Разумеется, лишь немногие персонажи из перечисленных выше могут войти в сословие, рамки которого достаточно строго очерчены Булгаковым. Но черты подвижничества и пуританизма были близки многим мыслящим людям того времени — в частности писателям, художникам и артистам. Эти черты отпечатались почти в каждом из портретных героев. Особенно интересен портрет Стрепетовой, выполненный в 1884 году Ярошенко.
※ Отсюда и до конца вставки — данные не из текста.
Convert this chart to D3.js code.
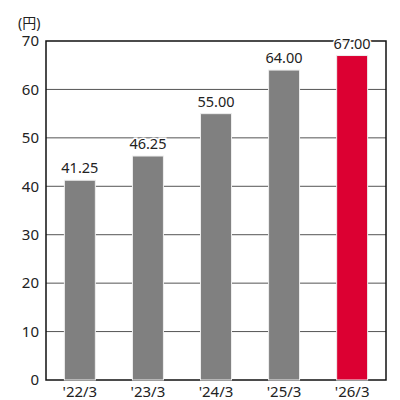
<!DOCTYPE html>
<html>
<head>
<meta charset="utf-8">
<style>
  body { margin: 0; background: #fff; }
  text { font-family: "Noto Sans", "Noto Sans CJK JP", sans-serif; fill: #222; }
</style>
</head>
<body>
<svg width="400" height="400"></svg>
<script src="https://d3js.org/d3.v7.min.js"></script>
<script>
var categories = ["'22/3", "'23/3", "'24/3", "'25/3", "'26/3"];
var values = [41.25, 46.25, 55.00, 64.00, 67.00];
var barColors = ["#808080", "#808080", "#808080", "#808080", "#dc0032"];
var yTicks = [0, 10, 20, 30, 40, 50, 60, 70];
var unitLabel = "(円)";

var svg = d3.select("svg"),
    margin = {top: 41, right: 14, bottom: 20, left: 46},
    width = 400 - margin.left - margin.right,
    height = 400 - margin.top - margin.bottom,
    g = svg.append("g").attr("transform", "translate(" + margin.left + "," + margin.top + ")");

var x = d3.scaleBand().domain(categories).range([0, width]).paddingInner(0.545).paddingOuter(0.27);
var y = d3.scaleLinear().domain([0, 70]).range([height, 0]);

// gridlines
g.selectAll(".grid")
  .data(yTicks.slice(1, -1))
  .enter().append("line")
    .attr("x1", 0).attr("x2", width)
    .attr("y1", function(d) { return y(d); })
    .attr("y2", function(d) { return y(d); })
    .attr("stroke", "#555").attr("stroke-width", 1);

// frame
g.append("rect")
  .attr("x", 0).attr("y", 0).attr("width", width).attr("height", height)
  .attr("fill", "none").attr("stroke", "#111").attr("stroke-width", 1.5);

// bars
g.selectAll(".bar")
  .data(values)
  .enter().append("rect")
    .attr("x", function(d, i) { return x(categories[i]); })
    .attr("y", function(d) { return y(d); })
    .attr("width", x.bandwidth())
    .attr("height", function(d) { return height - y(d); })
    .attr("fill", function(d, i) { return barColors[i]; })
    .attr("stroke", "#eee").attr("stroke-width", 1);

// value labels with white halo
var labels = g.selectAll(".val")
  .data(values)
  .enter().append("g");
labels.append("text")
    .attr("x", function(d, i) { return x(categories[i]) + x.bandwidth() / 2; })
    .attr("y", function(d) { return y(d) - 7; })
    .attr("text-anchor", "middle")
    .style("font-size", "14.5px")
    .attr("stroke", "#fff").attr("stroke-width", 3).style("fill", "#fff")
    .text(function(d) { return d.toFixed(2); });
labels.append("text")
    .attr("x", function(d, i) { return x(categories[i]) + x.bandwidth() / 2; })
    .attr("y", function(d) { return y(d) - 7; })
    .attr("text-anchor", "middle")
    .style("font-size", "14.5px")
    .text(function(d) { return d.toFixed(2); });

// y axis labels
g.selectAll(".ytick")
  .data(yTicks)
  .enter().append("text")
    .attr("x", -7)
    .attr("y", function(d) { return y(d); })
    .attr("dy", "0.35em")
    .attr("text-anchor", "end")
    .style("font-size", "15px")
    .text(function(d) { return d; });

// x axis labels
g.selectAll(".xtick")
  .data(categories)
  .enter().append("text")
    .attr("x", function(d) { return x(d) + x.bandwidth() / 2; })
    .attr("y", height + 17)
    .attr("text-anchor", "middle")
    .style("font-size", "15px")
    .text(function(d) { return d; });

svg.append("text")
  .attr("x", 18).attr("y", 28)
  .style("font-size", "14px")
  .text(unitLabel);
</script>
</body>
</html>
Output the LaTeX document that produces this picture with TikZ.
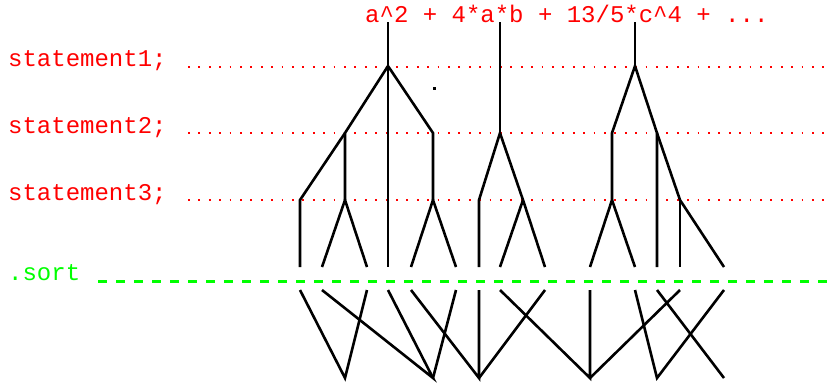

Он вызывает в памяти портрет Достоевского — своей исповедальностью, простотой облика портретируемого, замкнутым кругом сцепленных рук, потупленным взором, отрешенностью от суеты, скорбностью чувств (скорее скорбным сочувствием), готовностью нести до конца земного пути страдание и понимание неразрешимости противоречий и безысходности. На сей раз носителем мученической судьбы и воплотителем идеи подвижничества становится женщина, и это обстоятельство усугубляет страдательное начало.
Нас должна заитересовать еще одна особенность русского портрета второй половины XIX века. Речь идет о доминанте мысли в портретном образе. Если в романтическом портрете превалировало чувство, то теперь заглавная роль оказывается за мыслью. Правда, чрезвычайно трудно отделить одно от другого, ибо, как уже говорилось, ни то, ни другое в изобразительном искусстве не подлежит прямому предметному воплощению. Чтобы раскрыть их косвенно, художник прибегает к тем или иным средствам: выискивает необходимую ситуацию, в которую «помещает» героя; выбирает позу, вглядывается в жизнь лица и по ней прочитывает внутреннее состояние модели; наконец, сгущает тени или высветляет краски, организует ритм линий и объемов с тем, чтобы подчеркнуть или умерить найденное. При этом чувство и мысль как признак внутренней жизни модели всегда находятся в единстве, не покидают друг друга, но редко выступают на равных. Мы можем смело сказать, что в романтическом портрете перед нами человек чувствующий, а в реалистическом — думающий. Тем более что в России второй половины XIX века человек думающий стал главным действующим лицом, что объясняется и сложившейся общественной ситуацией, и теми косвенно претворенными традициями, о которых идет речь.